Wir blieben dort einige Tage, doch auch wenn wir eine schöne Zeit hatten, mussten wir irgendwann weiterziehen. Am letzten Tag verabschiedete ich mich von Denisa. Wir wollten am nächsten Morgen weiterreisen, und am nächsten Tag musste sie nicht arbeiten, deswegen wollte sie sich jetzt schon verabschieden. „This will be the goodbye.“, sagte sie. Ich war zwar etwas überrascht, aber konnte sie verstehen, da sie eine lange Anreise haben würde. Darum antwortete ich: „Okay.“ Ungläubig sah sie mich an. „You don’t believe that I am not coming back tomorrow morning, right? But I will not.“ Dann verabschiedeten wir uns. Sie drehte sich noch einmal um und sagte: „Write me.“ Dann ging ich zurück ins Hostel, ich musste noch ein paar Sachen erledigen und vor dem Schlafen gehen, wollte ich noch etwas essen. Ich war wirklich todmüde. Als ich gerade fertig mit dem Abendessen war und nur noch ins Bett fallen wollte, kam Alexa in die Küche gestürmt und schrie: „Hey! Denisa was calling me. There will be a concert tonight… she wants to see you!“ Eigentlich war ich krank und ziemlich müde, aber ich freute mich über ihren Anruf. Für einen Moment überlegte ich abzusagen, ich war vollkommen müde und auch dabei krank zu werden, doch dann entschloss ich mich dazu, natürlich doch zu gehen und setzte ich eine Kanne Kaffee auf.

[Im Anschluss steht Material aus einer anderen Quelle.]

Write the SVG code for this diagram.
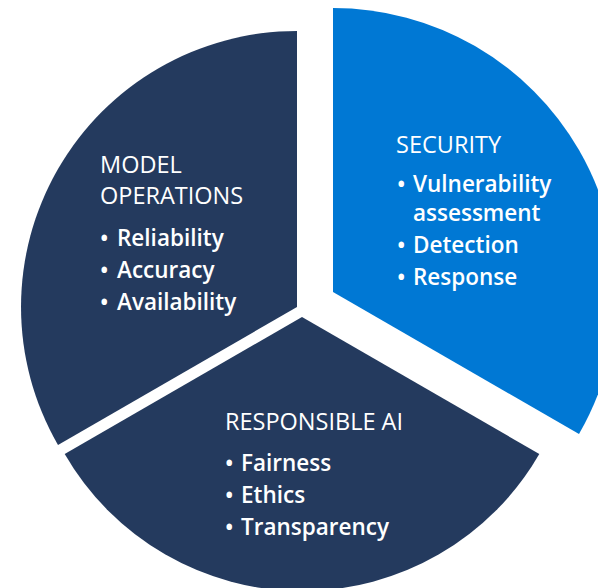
<svg xmlns="http://www.w3.org/2000/svg" width="598" height="588" viewBox="0 0 598 588">
  <style>
    .dark { fill: #243a5e; }
    .blue { fill: #0078d4; }
    .h { fill: #ffffff; font-family: "Open Sans", "Noto Sans", "Liberation Sans", sans-serif; font-size: 23.5px; font-weight: 500; }
    .t { fill: #ffffff; font-family: "Open Sans", "Noto Sans", "Liberation Sans", sans-serif; font-size: 22.5px; font-weight: 600; }
  </style>
  <rect x="0" y="0" width="598" height="588" fill="#ffffff"/>
  <g id="node-model-operations">
    <path class="dark" d="M297,307 L297,31 A276,276 0 0 0 58,445 Z"/>
    <text class="h" x="100" y="173">MODEL<tspan x="100" y="204">OPERATIONS</tspan></text>
    <text class="t" x="100" y="246">•<tspan x="117">Reliability</tspan></text>
    <text class="t" x="100" y="278">•<tspan x="117">Accuracy</tspan></text>
    <text class="t" x="100" y="310">•<tspan x="117">Availability</tspan></text>
  </g>
  <g id="node-security">
    <path class="blue" d="M333,292 L333,8 A284,284 0 0 1 579,434 Z"/>
    <text class="h" x="396" y="153">SECURITY</text>
    <text class="t" x="397" y="192">•<tspan x="413">Vulnerability</tspan><tspan x="413" y="221">assessment</tspan></text>
    <text class="t" x="397" y="253">•<tspan x="413">Detection</tspan></text>
    <text class="t" x="397" y="285">•<tspan x="413">Response</tspan></text>
  </g>
  <g id="node-responsible-ai">
    <path class="dark" d="M302,317 L539.3,454 A274,274 0 0 1 64.7,454 Z"/>
    <text class="h" x="225" y="430">RESPONSIBLE AI</text>
    <text class="t" x="225" y="471">•<tspan x="241">Fairness</tspan></text>
    <text class="t" x="225" y="503">•<tspan x="241">Ethics</tspan></text>
    <text class="t" x="225" y="535">•<tspan x="241">Transparency</tspan></text>
  </g>
  <g id="connectors"/>
</svg>
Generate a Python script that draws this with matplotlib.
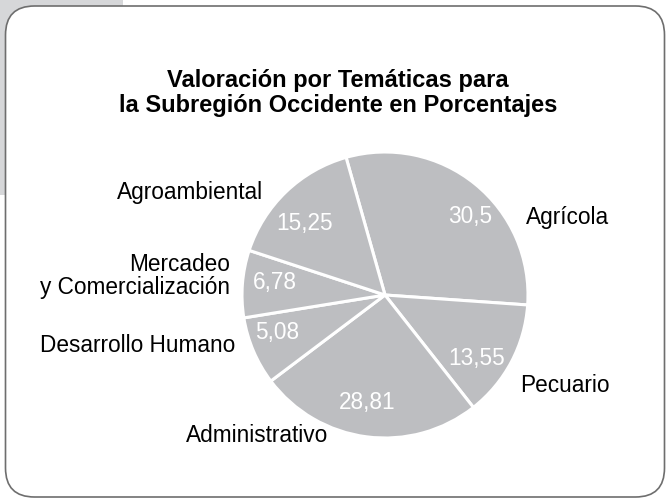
import matplotlib
matplotlib.use("Agg")
import matplotlib.pyplot as plt
from matplotlib.patches import FancyBboxPatch, Rectangle

categories = ["Agrícola", "Pecuario", "Administrativo", "Desarrollo Humano",
              "Mercadeo\ny Comercialización", "Agroambiental"]
# printed values
values = [30.5, 13.55, 28.81, 5.08, 6.78, 15.25]
value_labels = ["30,5", "13,55", "28,81", "5,08", "6,78", "15,25"]
# slice shares as actually drawn in the reference picture (%)
slice_shares = [30.5, 13.28, 25.33, 7.72, 7.61, 15.56]
title = "Valoración por Temáticas para\nla Subregión Occidente en Porcentajes"

W, H = 667, 499
FONT = "Liberation Sans"
fig = plt.figure(figsize=(W / 100, H / 100), dpi=100)
fig.patch.set_facecolor("white")

def Y(y):
    return H - y

# background axes in pixel coordinates
bg = fig.add_axes([0, 0, 1, 1])
bg.set_xlim(0, W)
bg.set_ylim(0, H)
bg.axis("off")
bg.set_zorder(0)
bg.add_patch(Rectangle((0, Y(195)), 123, 195, facecolor="#d6d7d9", edgecolor="none", zorder=0))
bg.add_patch(FancyBboxPatch((5.5, Y(497)), 659, 491,
                            boxstyle="round,pad=0,rounding_size=29",
                            facecolor="white", edgecolor="#6e6e6e", linewidth=1.2, zorder=1))

# pie axes
cx, cy, R = 385, 295, 143
pie_ax = fig.add_axes([(cx - R) / W, (H - cy - R) / H, 2 * R / W, 2 * R / H])
pie_ax.set_zorder(1)
pie_ax.pie(slice_shares, startangle=105.8, counterclock=False, radius=1.0,
           colors=["#bdbec1"] * len(slice_shares),
           wedgeprops=dict(edgecolor="white", linewidth=2.2))
pie_ax.set_xlim(-1, 1)
pie_ax.set_ylim(-1, 1)
pie_ax.set_aspect("equal")
pie_ax.axis("off")

# overlay for text
ov = fig.add_axes([0, 0, 1, 1])
ov.set_xlim(0, W)
ov.set_ylim(0, H)
ov.axis("off")
ov.set_zorder(2)

ov.text(338, Y(93), title, ha="center", va="center", fontsize=17, fontweight="bold",
        family=FONT, color="black", linespacing=1.1)

label_pos = [(568, 217, "center"), (565, 385, "center"), (257, 435, "center"),
             (138, 345, "center"), (230, 276, "right"), (190, 192, "center")]
for name, (x, y, ha) in zip(categories, label_pos):
    ov.text(x, Y(y), name, ha=ha, va="center", fontsize=16.3, family=FONT,
            color="black", linespacing=1.05, multialignment="right")

value_pos = [(470, 216), (477, 358), (367, 403), (277, 333), (275, 282), (305, 223)]
for lab, (x, y) in zip(value_labels, value_pos):
    ov.text(x, Y(y), lab, ha="center", va="center", fontsize=16.3, family=FONT,
            color="white")

fig.savefig("out.png", dpi=100)
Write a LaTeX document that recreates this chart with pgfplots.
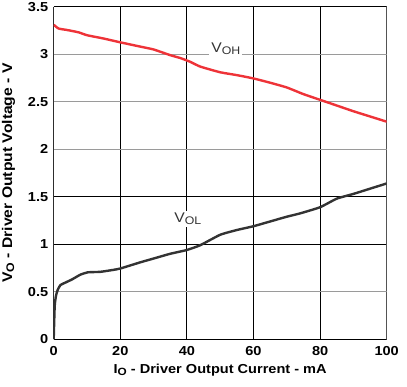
\documentclass[border=0pt]{standalone}
\usepackage{fontspec}
\setmainfont{Liberation Sans}
\newfontfamily\widefont[FakeStretch=1.12]{Liberation Sans}
\usepackage{pgfplots}
\pgfplotsset{compat=1.18}
\definecolor{redline}{HTML}{EE3338}
\definecolor{darkline}{HTML}{333333}
\definecolor{gridgray}{HTML}{9A9A9A}
\newcommand{\sub}[2]{{\fontsize{#1}{#1}\selectfont\raisebox{-0.35ex}{#2}}}
\begin{document}
\begin{tikzpicture}
\path[use as bounding box] (-53.7pt,-46.7pt) rectangle (353.3pt,339.3pt);
\begin{axis}[
  scale only axis,
  width=333pt, height=332.6pt,
  xmin=0, xmax=100, ymin=0, ymax=3.5,
  xtick={0,20,40,60,80,100},
  ytick={0,0.5,1,1.5,2,2.5,3,3.5},
  yticklabels={0,0.5,1,1.5,2,2.5,3,3.5},
  major tick length=0pt,
  axis line style={draw=none},
  xmajorgrids=true, ymajorgrids=true,
  major x grid style={black, line width=1pt},
  major y grid style={gridgray, line width=1.4pt},
  extra y ticks={1,1.5},
  extra y tick labels={},
  extra y tick style={ymajorgrids=true, major y grid style={black, line width=1pt}},
  tick label style={font=\widefont\fontsize{13}{15}\selectfont\bfseries},
  /pgf/number format/assume math mode=true,
  xticklabel style={yshift=-4pt},
  yticklabel style={xshift=-2pt},
  xlabel={I\sub{10.5}{O} - Driver Output Current - mA},
  ylabel={V\sub{11}{O} - Driver Output Voltage - V},
  xlabel style={font=\widefont\fontsize{13}{15}\selectfont\bfseries, yshift=-1pt},
  ylabel style={font=\widefont\fontsize{14}{16}\selectfont\bfseries, yshift=6pt},
  clip=true,
]
\draw[black, line width=1pt] (rel axis cs:0,1)--(rel axis cs:1,1);
\draw[black, line width=1pt] (rel axis cs:0,0)--(rel axis cs:1,0);
\draw[gray, line width=1pt] (rel axis cs:0,0)--(rel axis cs:0,1);
\draw[gray, line width=1pt] (rel axis cs:1,0)--(rel axis cs:1,1);
\addplot[redline, line width=2.4pt, smooth, tension=0.3] coordinates {
(0,3.31) (1.5,3.27) (4,3.255) (7.5,3.23) (10,3.20) (15,3.165) (20,3.125) (26,3.08) (30,3.05) (35,2.99) (38,2.96) (41,2.92) (44,2.87) (50,2.81) (55,2.78) (60,2.745) (65,2.70) (70,2.65) (75,2.58) (80,2.52) (85,2.46) (90,2.40) (95,2.345) (100,2.29)};
\addplot[darkline, line width=2.4pt, smooth, tension=0.3] coordinates {
(0,0) (0.3,0.35) (0.7,0.46) (1.2,0.52) (2,0.57) (3.7,0.60) (5.5,0.63) (8,0.68) (10.3,0.705) (14,0.71) (17.8,0.73) (20,0.745) (26,0.81) (30,0.85) (35,0.90) (40,0.94) (44,0.99) (50,1.10) (55,1.15) (60,1.19) (65,1.24) (70,1.29) (74,1.325) (80,1.39) (85,1.48) (90,1.53) (95,1.585) (100,1.64)};
\node[fill=white, inner sep=2pt, text=darkline, font=\widefont\fontsize{14}{16}\selectfont] at (axis cs:51.7,3.06) {V\sub{11}{OH}};
\node[fill=white, inner sep=2pt, text=darkline, font=\widefont\fontsize{14}{16}\selectfont] at (axis cs:40.3,1.265) {V\sub{11}{OL}};
\end{axis}
\end{tikzpicture}
\end{document}
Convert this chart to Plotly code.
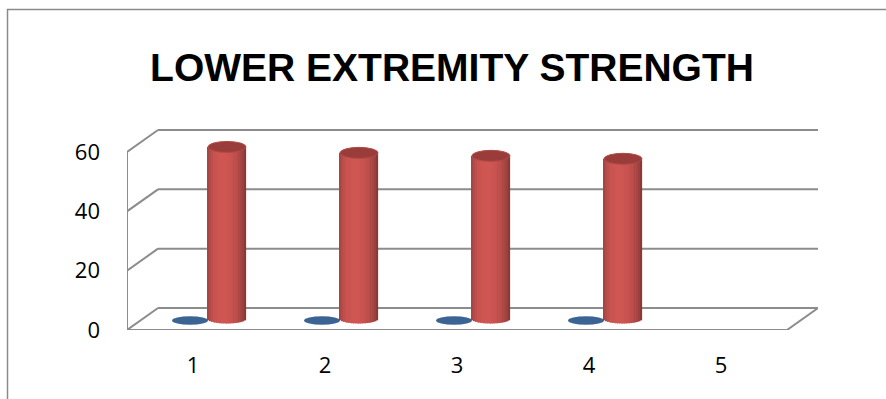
import numpy as np
import plotly.graph_objects as go

# ---- data ----
categories = [1, 2, 3, 4, 5]
series_blue = [0, 0, 0, 0, None]
series_red = [58, 56, 55, 54, None]
y_ticks = [0, 20, 40, 60]
title_text = "LOWER EXTREMITY STRENGTH"

# ---- 3-D look: depth of the floor/back wall expressed in axis units ----
PX_PER_CAT = 132.0
PX_PER_UNIT = 178.0 / 60.0
DEPTH_DX = 31.0 / PX_PER_CAT          # horizontal shift of the back plane
DEPTH_DV = 22.0 / PX_PER_UNIT         # vertical shift of the back plane
MID_DX, MID_DV = DEPTH_DX / 2, DEPTH_DV / 2

SERIES_OFFSET = 18.5 / PX_PER_CAT     # blue left / red right of centre
CYL_W = 38.0 / PX_PER_CAT
TOP_EH = 11.0 / PX_PER_UNIT           # height of the top ellipse
BOT_EH = 9.0 / PX_PER_UNIT
DISK_W = 36.0 / PX_PER_CAT
DISK_H = 8.5 / PX_PER_UNIT

GRID = "#8c8c8c"
RED = np.array([192, 80, 77])
BLUE = "#3b6495"

L, R, T, B = 127, 68, 100, 69
W, H = 886, 399
x_range = [0.5, 0.5 + (W - L - R) / PX_PER_CAT]
y_range = [0, (H - T - B) / PX_PER_UNIT]

fig = go.Figure()

# cylinder bodies: vertical strips shaded like a lit cylinder
N = 22
u = (np.arange(N) + 0.5) / N * 2 - 1
theta = np.arcsin(u)
shade = 0.68 + 0.40 * np.cos(theta + 0.2)
strip_w = CYL_W / N

xs, bases, heights, colors = [], [], [], []
for cat, val in zip(categories, series_red):
    if val is None:
        continue
    cx = cat + MID_DX + SERIES_OFFSET
    for ui, k in zip(u, shade):
        b = MID_DV - BOT_EH / 2 * np.sqrt(1 - ui ** 2)
        xs.append(cx + ui * CYL_W / 2)
        bases.append(b)
        heights.append(val + MID_DV - b)
        c = np.clip(RED * k, 0, 255).astype(int)
        colors.append(f"rgb({c[0]},{c[1]},{c[2]})")

fig.add_trace(go.Bar(
    x=xs, y=heights, base=bases, width=strip_w * 1.15,
    marker=dict(color=colors, line=dict(width=0)),
    showlegend=False, hoverinfo="skip",
))

shapes = []

# back wall gridlines + left wall diagonals
for v in y_ticks:
    shapes.append(dict(type="line", xref="x", yref="y",
                       x0=0.5 + DEPTH_DX, y0=v + DEPTH_DV,
                       x1=x_range[1], y1=v + DEPTH_DV,
                       line=dict(color=GRID, width=2), layer="below"))
    shapes.append(dict(type="line", xref="x", yref="y",
                       x0=0.5, y0=v, x1=0.5 + DEPTH_DX, y1=v + DEPTH_DV,
                       line=dict(color=GRID, width=2), layer="below"))
# left wall front edge
shapes.append(dict(type="line", xref="x", yref="y",
                   x0=0.5, y0=0, x1=0.5, y1=y_ticks[-1],
                   line=dict(color=GRID, width=2), layer="below"))
# floor front edge and right edge
x_end = 0.5 + len(categories)
shapes.append(dict(type="line", xref="x", yref="y",
                   x0=0.5, y0=0, x1=x_end, y1=0,
                   line=dict(color=GRID, width=2), layer="below"))
shapes.append(dict(type="line", xref="x", yref="y",
                   x0=x_end, y0=0, x1=x_end + DEPTH_DX, y1=DEPTH_DV,
                   line=dict(color=GRID, width=2), layer="below"))

# flat disks for the zero-valued series
for cat, val in zip(categories, series_blue):
    if val is None:
        continue
    cx = cat + MID_DX - SERIES_OFFSET
    cy = val + MID_DV - 0.5
    shapes.append(dict(type="circle", xref="x", yref="y",
                       x0=cx - DISK_W / 2, x1=cx + DISK_W / 2,
                       y0=cy - DISK_H / 2, y1=cy + DISK_H / 2,
                       fillcolor=BLUE, line=dict(width=0), layer="above"))

# cylinder tops
for cat, val in zip(categories, series_red):
    if val is None:
        continue
    cx = cat + MID_DX + SERIES_OFFSET
    cy = val + MID_DV
    shapes.append(dict(type="circle", xref="x", yref="y",
                       x0=cx - CYL_W / 2, x1=cx + CYL_W / 2,
                       y0=cy - TOP_EH / 2, y1=cy + TOP_EH / 2,
                       fillcolor="#9a3d3a",
                       line=dict(color="#b04a47", width=1), layer="above"))

# chart frame (left and top edges visible)
px2x = lambda px: (px - L) / (W - L - R)
py2y = lambda py: (H - B - py) / (H - T - B)
shapes.append(dict(type="rect", xref="paper", yref="paper",
                   x0=px2x(7.5), x1=px2x(900), y0=py2y(410), y1=py2y(9.5),
                   line=dict(color="#8a8a8a", width=1.5), layer="below"))

fig.update_layout(
    width=W, height=H,
    margin=dict(l=L, r=R, t=T, b=B),
    paper_bgcolor="white", plot_bgcolor="rgba(0,0,0,0)",
    barmode="overlay",
    shapes=shapes,
    title=dict(text=f"<b>{title_text}</b>", x=452 / W, xanchor="center",
               y=1 - 67 / H, yanchor="middle",
               font=dict(family="Liberation Sans, Arial", size=39, color="black")),
    xaxis=dict(range=x_range, tickvals=categories,
               ticktext=[str(c) for c in categories],
               showgrid=False, zeroline=False, showline=False, ticks="",
               ticklabelstandoff=20,
               tickfont=dict(family="Open Sans, Liberation Sans", size=22, color="black")),
    yaxis=dict(range=y_range, tickvals=y_ticks,
               showgrid=False, zeroline=False, showline=False, ticks="",
               ticklabelstandoff=26,
               tickfont=dict(family="Open Sans, Liberation Sans", size=22, color="black")),
)

fig.write_html("out.html")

Ich bereute es nicht. Es war ein fantastisches Konzert und ein außergewöhnlicher Abend!
Den Abschied am nächsten Morgen versuchten wir so locker und spaßig wie möglich halten, auch wenn mir Abschiede nicht gefallen. Denisa und Alexa versprachen, uns nächsten Juni mit ihrem Auto besuchen zu kommen. Gerne wäre ich länger geblieben, aber ich spürte auch, dass es Zeit war weiterzugehen. Die Reise musste weiter gehen. Also machten wir uns schweren Herzens einerseits und voller Vorfreude andererseits auf zum nächsten Abenteuer!